St. Nicholas and the Better Story
I have seen memes about “the real St. Nicholas punched heretics” as a sort of glib, tongue-in-cheek poke at the cartoony Santa Claus of the movies. The true story of humble and bold persistence opposes and subverts that legend of St. Nicholas the silly slap-happy heresy hunter. The slap might make a good meme, but it teaches trashy theology. Maybe it appeals to certain strains of Christians with a triumphalist warring spirit. Such folks take the verse “contend for the faith” (Jude 3) as a call to arms, and face-slaps if needed. They sound the call for war, but are the weapons of their warring those of the flesh or the Spirit?

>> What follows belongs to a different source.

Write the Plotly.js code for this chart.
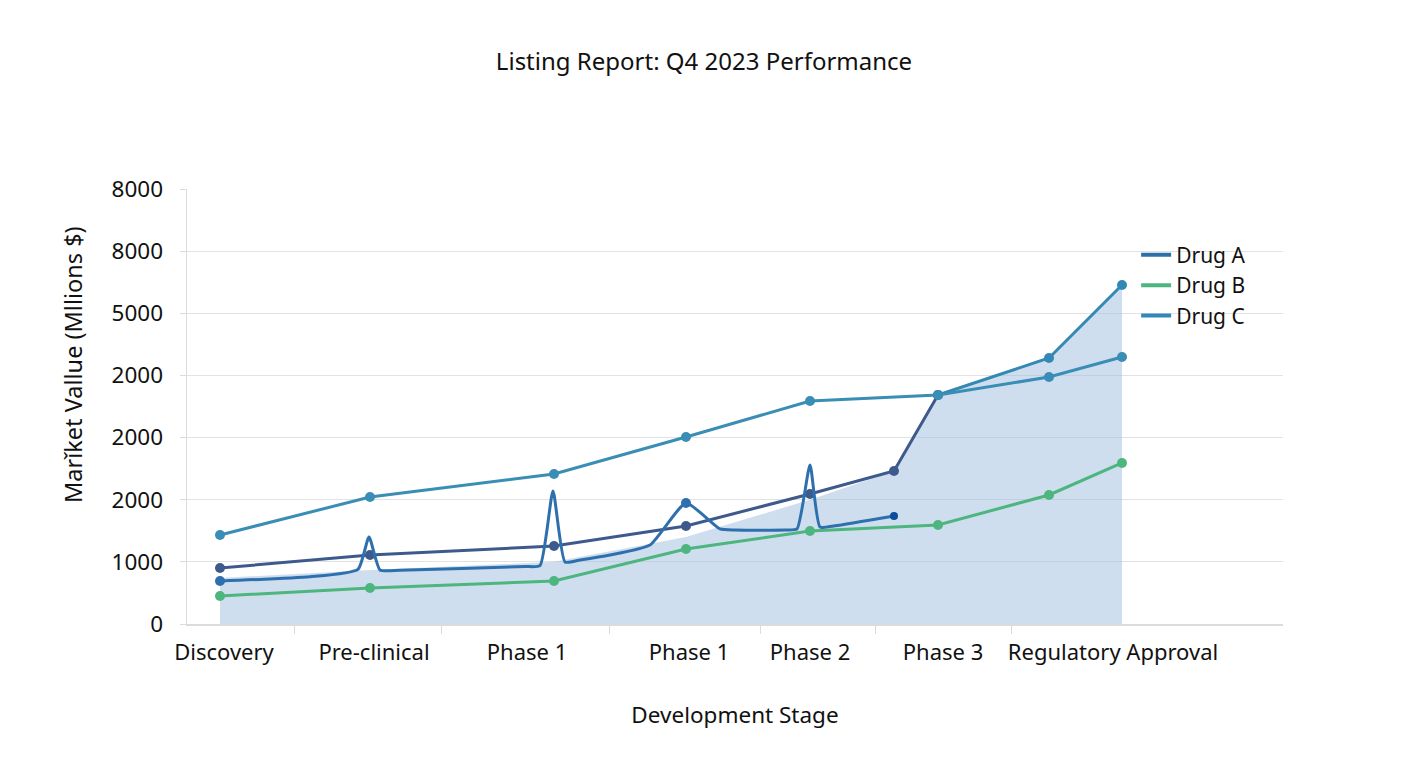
<!DOCTYPE html>
<html>
<head>
<meta charset="utf-8">
<script src="https://cdn.plot.ly/plotly-3.0.1.min.js"></script>
<style>html,body{margin:0;padding:0;background:#fff;}#chart{width:1408px;height:768px;}</style>
</head>
<body>
<div id="chart"></div>
<script>
// ---- data ----
const stageLabels = ['Discovery', 'Pre-clinical', 'Phase 1', 'Phase 1', 'Phase 2', 'Phase 3', 'Regulatory Approval'];
const stageLabelPos = [0.04, 1.54, 3.07, 4.69, 5.9, 7.23, 8.93];
const stageDividers = [0.74, 2.21, 3.89, 5.4, 6.55, 7.91];

const yTickVals = [0, 1000, 2000, 3000, 4000, 5000, 6000, 7000];
const yTickText = ['0', '1000', '2000', '2000', '2000', '5000', '8000', '8000'];

// Drug A (spiky line)
const drugA_x = [0, 0.9, 1.38, 1.49, 1.6, 1.8, 3.05, 3.2, 3.33, 3.45, 3.6, 3.9, 4.3, 4.66, 5.0, 5.15, 5.65, 5.77, 5.9, 6.0, 6.15, 6.74];
const drugA_y = [692, 760, 880, 1400, 869, 865, 925, 940, 2140, 998, 1030, 1110, 1271, 1947, 1530, 1513, 1513, 1530, 2558, 1561, 1580, 1738];
const drugA_mx = [0, 4.66];
const drugA_my = [692, 1947];
const drugA_endx = [6.74];
const drugA_endy = [1738];

// Drug B (green)
const drugB_x = [0, 1.5, 3.34, 4.66, 5.9, 7.18, 8.29, 9.02];
const drugB_y = [451, 579, 692, 1207, 1496, 1593, 2076, 2591];

// Drug C (top teal line)
const drugC_x = [0, 1.5, 3.34, 4.66, 5.9, 7.18, 8.29, 9.02];
const drugC_y = [1432, 2044, 2414, 3009, 3588, 3685, 3974, 4296];

// unlabeled navy line
const navy_x = [0, 1.5, 3.34, 4.66, 5.9, 6.74, 7.18];
const navy_y = [901, 1110, 1255, 1577, 2092, 2462, 3685];

// upper right branch
const upper_x = [7.18, 8.29, 9.02];
const upper_y = [3685, 4280, 5455];

// shaded area top
const area_x = [0, 1.5, 3.34, 4.66, 5.9, 6.74, 7.18, 8.29, 9.02];
const area_y = [740, 870, 1000, 1400, 2000, 2462, 3685, 4280, 5455];

const FONT = 'Noto Sans, Open Sans, sans-serif';

const traces = [
  {
    x: area_x, y: area_y, type: 'scatter', mode: 'none', fill: 'tozeroy',
    fillcolor: 'rgba(160,190,222,0.5)', showlegend: false, hoverinfo: 'skip'
  },
  {
    x: drugB_x, y: drugB_y, type: 'scatter', mode: 'lines+markers', name: 'Drug B',
    line: {color: '#4db57e', width: 3}, marker: {color: '#4db57e', size: 10}, showlegend: false
  },
  {
    x: navy_x, y: navy_y, type: 'scatter', mode: 'lines+markers', name: 'navy',
    line: {color: '#3e5a8c', width: 3}, marker: {color: '#3e5a8c', size: 10}, showlegend: false
  },
  {
    x: upper_x, y: upper_y, type: 'scatter', mode: 'lines+markers', name: 'upper',
    line: {color: '#3489b4', width: 3}, marker: {color: '#3489b4', size: 10}, showlegend: false
  },
  {
    x: drugC_x, y: drugC_y, type: 'scatter', mode: 'lines+markers', name: 'Drug C',
    line: {color: '#3a8db5', width: 3}, marker: {color: '#3a8db5', size: 10}, showlegend: false
  },
  {
    x: drugA_x, y: drugA_y, type: 'scatter', mode: 'lines', name: 'Drug A',
    line: {color: '#2e6fae', width: 3, shape: 'spline', smoothing: 0.5},
    showlegend: false
  },
  {
    x: drugA_mx, y: drugA_my, type: 'scatter', mode: 'markers', name: 'Drug A pts',
    marker: {color: '#2e6fae', size: 10, opacity: 1}, showlegend: false
  },
  {
    x: drugA_endx, y: drugA_endy, type: 'scatter', mode: 'markers', name: 'Drug A end',
    marker: {color: '#0b4f9a', size: 8, opacity: 1}, showlegend: false
  },
  // legend entries
  {x: [null], y: [null], type: 'scatter', mode: 'lines', name: 'Drug A', line: {color: '#2b6ea8', width: 4}},
  {x: [null], y: [null], type: 'scatter', mode: 'lines', name: 'Drug B', line: {color: '#4db57e', width: 4}},
  {x: [null], y: [null], type: 'scatter', mode: 'lines', name: 'Drug C', line: {color: '#3487b8', width: 4}}
];

const layout = {
  width: 1408, height: 768,
  paper_bgcolor: '#ffffff', plot_bgcolor: '#ffffff',
  font: {family: FONT, color: '#111', size: 20},
  margin: {l: 187, r: 125, t: 189, b: 144},
  title: {
    text: 'Listing Report: Q4 2023 Performance',
    font: {family: FONT, size: 24, color: '#111'},
    x: 0.5, xanchor: 'center', y: 1 - 62 / 768, yanchor: 'middle'
  },
  showlegend: true,
  legend: {
    x: 0.866, xanchor: 'left', y: 0.895, yanchor: 'top',
    bgcolor: 'rgba(0,0,0,0)', font: {family: FONT, size: 21, color: '#111'},
    tracegroupgap: 0, itemwidth: 30
  },
  xaxis: {
    type: 'linear', range: [-0.33, 10.63],
    tickmode: 'array', tickvals: stageLabelPos, ticktext: stageLabels,
    ticks: '', showgrid: false, zeroline: false,
    showline: true, linecolor: '#dcdcdc', linewidth: 1.5,
    tickfont: {family: FONT, size: 22, color: '#111'},
    ticklabelstandoff: 8,
    minor: {tickmode: 'array', tickvals: stageDividers, ticks: 'outside', ticklen: 8, tickcolor: '#dcdcdc', tickwidth: 1, showgrid: false},
    title: {text: 'Development Stage', font: {family: FONT, size: 22.5, color: '#111'}, standoff: 42}
  },
  yaxis: {
    type: 'linear', range: [0, 7000],
    tickmode: 'array', tickvals: yTickVals, ticktext: yTickText,
    ticks: 'outside', ticklen: 6, tickcolor: '#dcdcdc',
    showgrid: true, gridcolor: '#e2e2e2', gridwidth: 1,
    zeroline: false, showline: true, linecolor: '#dcdcdc', linewidth: 1.5,
    tickfont: {family: FONT, size: 22.5, color: '#111'},
    ticklabelstandoff: 12
  },
  annotations: [{
    text: 'Marǐket Vallue (Mllions $)', textangle: -90,
    xref: 'paper', yref: 'paper',
    x: (73 - 187) / 1096, y: (624 - 365) / 435,
    xanchor: 'center', yanchor: 'middle', showarrow: false,
    font: {family: FONT, size: 23.5, color: '#111'}
  }]
};

Plotly.newPlot('chart', traces, layout, {staticPlot: true, displayModeBar: false});
</script>
</body>
</html>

The truth is better than the myth, because Ole Saint Nick lived out the even truer truth:
For although we live in the flesh, we do not wage war according to the flesh, since the weapons of our warfare are not of the flesh, but are powerful through God for the demolition of strongholds. We demolish arguments and every proud thing that is raised up against the knowledge of God, and we take every thought captive to obey Christ. (2 Corinthians 10:3-5)
Here we find a model for persuasion that destroys bad ideas and arguments, while trying to win back the person. As Jesus taught us, “If your brother sins against you, go tell him his fault, between you and him alone. If he listens to you, you have won your brother” (Matthew 18:15). What if we learned from Saint Nicholas, the letter-writer and tireless persuader of wayward brethren? Now, that doesn’t slap (pun intended) like “Santa Claus: Heresy Hunter.” But it’s a much better story, and a much better way.